In the Cuda C programming guide, rules for simultaneous stream execution are given in one section (3.2.6.5.3)… And then specific cases are talked about in the next section (3.2.6.5.4) that seem to violate the rules that were just given.

The basic case is:
a) Stream[0] memcpy host to device
b) Stream[0] execute a kernel
c) Stream[0] memcpy device to host
d) Stream[1] memcpy host to device
e) Stream[1] execute a kernel
f) Stream[1] memcpy device to host

The docs claim that b) and d) can’t execute simultaneously because d) is executed after c), yet in the previous section (3.2.6.5.3), only allocation/writes to device memory (NOT host memory, other than page-locked allocations) are mentioned as operations causing implicit synchronization.

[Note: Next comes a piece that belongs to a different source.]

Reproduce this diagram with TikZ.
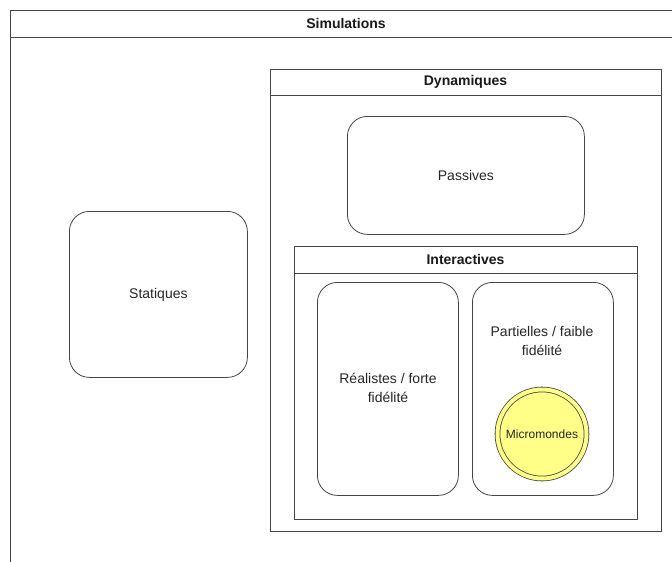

How can these two sections be reconciled?

The claim that “[b] and [d] can’t execute simultaneously because [d] is executed after [c]” seems correct to me. Streams do not expose a strict data dependency model, since operations sent to the GPU are inserted into a queue. Here [c] has a data dependency on [b], and [d] is queued up behind [c], therefore [d] can’t execute concurrently with [b]. [c] and [d] could happen concurrently on Fermis with dual DMAs. My recommendation in general is to fire off most of the host->device copies at the start of the sequence to get the desired overlap. In this case I would order the operations as follows:

a) Stream[0] memcpy host to device
d) Stream[1] memcpy host to device
b) Stream[0] execute a kernel
e) Stream[1] execute a kernel
c) Stream[0] memcpy device to host
f) Stream[1] memcpy device to host

Now [d] and [b] can overlap, as can [e] and [c]. If these actions are performed in a loop (e.g. a simulation loop) [f] could overlap with [a] on a Fermi with dual DMA engines.

Ok, so despite having multiple “streams”, there’s basically only one queue, and execution of event starts in the order events are queued, then? I had assumed each stream had its own queue.

Thanks so much for the explanation.